Matemáticamente, la tortuga se encontraría a una distancia “total” de la línea de donde salió Aquiles, en metros, dada por la siguiente expresión:
10
+ 1 + 1/10 + 1/100 + 1/1000 + … = 10 S(1/10)**n,
donde S representa la suma infinita de las enésimas potencias de 1/10 a partir de n=0.
La convergencia (suma finita) de esta serie infinita de elementos decrecientes (progresión geométrica de razón r = 1/10 < 1) se determina de una manera muy sencilla mediante manipulaciones algebraicas muy simples, que es ocioso detallar ahora, y nos viene dada por:
10(1/(1-r))
= 10/(1-1/10) = 10/(9/10) = 100/9 = 11.111…,
lo cual no debería representar ninguna sorpresa habida cuenta de lo señalado en el primer párrafo. Pero lo que en verdad sorprende y maravilla de todo esto es descubrir que ¡la tortuga no podría ir más allá de algo tan finito y limitado como 100/9 metros de donde partió Aquiles sin que éste le hubiese dado alcance!, con lo que la paradoja de Zenón queda hecha añicos.
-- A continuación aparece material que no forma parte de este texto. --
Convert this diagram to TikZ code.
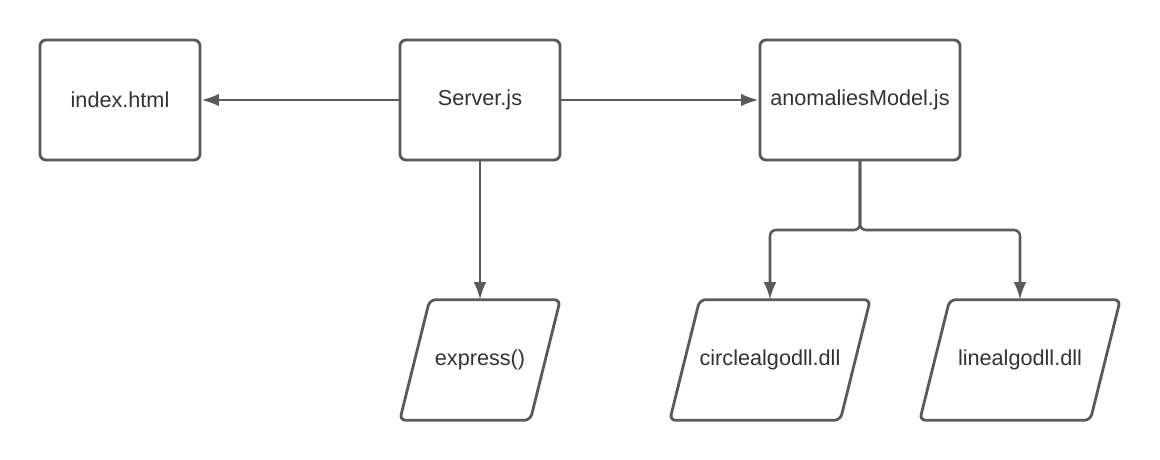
\documentclass[tikz,border=0pt]{standalone}
\usepackage{fontspec}
\setmainfont{Liberation Sans}
\usetikzlibrary{arrows.meta}
\usetikzlibrary{positioning}
\definecolor{lineGray}{HTML}{5A5A5A}
\definecolor{textGray}{HTML}{333333}

\tikzset{
	filebox/.style={draw=lineGray, line width=2pt, rounded corners=0.15cm, minimum height=3cm, text=textGray, font=\fontsize{15.4}{18}\selectfont},
	iobox/.style={minimum height=3cm, inner sep=0pt, text=textGray, font=\fontsize{15.4}{18}\selectfont},
	ioedge/.style={draw=lineGray, line width=2pt, rounded corners=0.15cm, line join=round},
	flow/.style={-{Latex[length=12.5pt, width=9pt]}, draw=lineGray, line width=1.8pt}
}

\begin{document}
\begin{tikzpicture}[line cap=round, line join=round, x=1cm, y=1cm]
	\useasboundingbox (0,0) rectangle (29,-11.5);
	% top row
	\node[filebox, minimum width=4cm] (server) at (12,-2.5) {Server.js};
	\node[filebox, minimum width=4cm] (index) at (3,-2.5) {index.html};
	\node[filebox, minimum width=5cm] (model) at (21.5,-2.5) {anomaliesModel.js};
	% bottom row (parallelograms)
	\node[iobox, minimum width=4cm] (express) at (12,-9) {express()};
	\node[iobox, minimum width=5cm] (circle) at (19.25,-9) {circlealgodll.dll};
	\node[iobox, minimum width=5cm] (linea) at (25.5,-9) {linealgodll.dll};
	\foreach \n in {express,circle,linea}
		\draw[ioedge] ([xshift=0.75cm]\n.north west) -- (\n.north east) -- ([xshift=-0.75cm]\n.south east) -- (\n.south west) -- cycle;
	% connectors
	\coordinate (split) at (21.5,-5.75);
	\draw[flow] (server.west) -- (index.east);
	\draw[flow] (server.east) -- (model.west);
	\draw[flow] (server.south) -- (express.north);
	\draw[flow, rounded corners=0.15cm] (model.south) -- (split) -| (circle.north);
	\draw[flow, rounded corners=0.15cm] (model.south) -- (split) -| (linea.north);
\end{tikzpicture}
\end{document}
Por eso escribimos arriba distancia “total”, pues quisimos significar tanto la infinitud de elementos involucrados en la suma como la finitud de la distancia recorrida por la tortuga antes de ser rebasada por Aquiles.
Todo lo anterior se obtiene gracias a las modernas técnicas del cálculo infinitesimal (de lo infinitamente pequeño), obviamente desconocidas en la época de Zenón (c. 490-430 a. C.), pero tan “antiguas” como el matemático escocés James Gregory (1638-1675), en cuyos trabajos se basan estos cálculos. Zenón incurrió en el error de no considerar la continuidad del tiempo.
¿Y qué papel juega aquí Tolstoi? Pues que es precisamente él, en su magistral novela La Guerra y la paz, quien saca a colación el tema al advertirnos que, al igual que en la paradoja de Aquiles y la tortuga, no debemos olvidar la continuidad de la historia y el papel que juegan los acontecimientos infinitesimales en el devenir del tiempo. A propósito de los sueños imperiales de Napoleón durante los primeros quince años del siglo XIX, nos dice: “La suma de las voluntades humanas ha producido la Revolución (así dice Tolstoi que le llaman los historiadores a lo acontecido en esa época) y un Napoleón, y es ella sola la que los ha sostenido y los ha hecho caer.”. Y remata: “hemos de cambiar completamente el objeto de la observación, dejar tranquilos a los reyes, a los ministros y a los generales, y estudiar los elementos comunes, infinitamente pequeños, que guían a las masas.”.
Al leer lo anterior, pensé en Adolfo Hitler; en “la suma de las voluntades humanas” que lo prohijaron, lo sostuvieron y lo hicieron caer, porque es obvio que la irrupción de éste en escena no hubiera sido posible sin la participación de todos sus cómplices, activos y pasivos; y en la gran responsabilidad que Alemania y un mundo acobardado tuvieron en todo ello. ¿Qué nos hubiera dicho Tolstoi si este demonio hubiera sido contemporáneo suyo? Yo creo que jamás imaginó la eventual existencia de un ser tan despreciable.
Dice Tolstoi que La guerra y la paz “no es una novela, menos aún es un poema, y menos todavía una obra de historia.”. Yo creo que a pesar de la falta de objetividad con que juzga a Napoleón, al que hace ver como un incompetente total, su obra es todo lo que dice que no es y mucho más. Es filosofía, es historia (cita al francés Thiers en varias ocasiones, y su descripción de la guerra contra el invasor es impresionantemente prolija, dramática e informada), es ciencia (menciona someramente lo aquí descrito) y es “hasta” literatura.
Este libro demuestra fehacientemente que la lectura no es sólo divertimento, sino algo mucho más intenso que nos permite profundizar en todas estas ramas del saber científico y humanista, incluso más allá de lo que los libros mismos sugieren, como fue el caso.
Ojalá que éste sea uno de los cinco libros y medio que el mexicano haya leído durante el año. Digo, porque si no lo ha comenzado será muy difícil que lo agote de aquí al 31 de diciembre, aunque incluso llegando a la mitad pudiera haber cumplido su meta.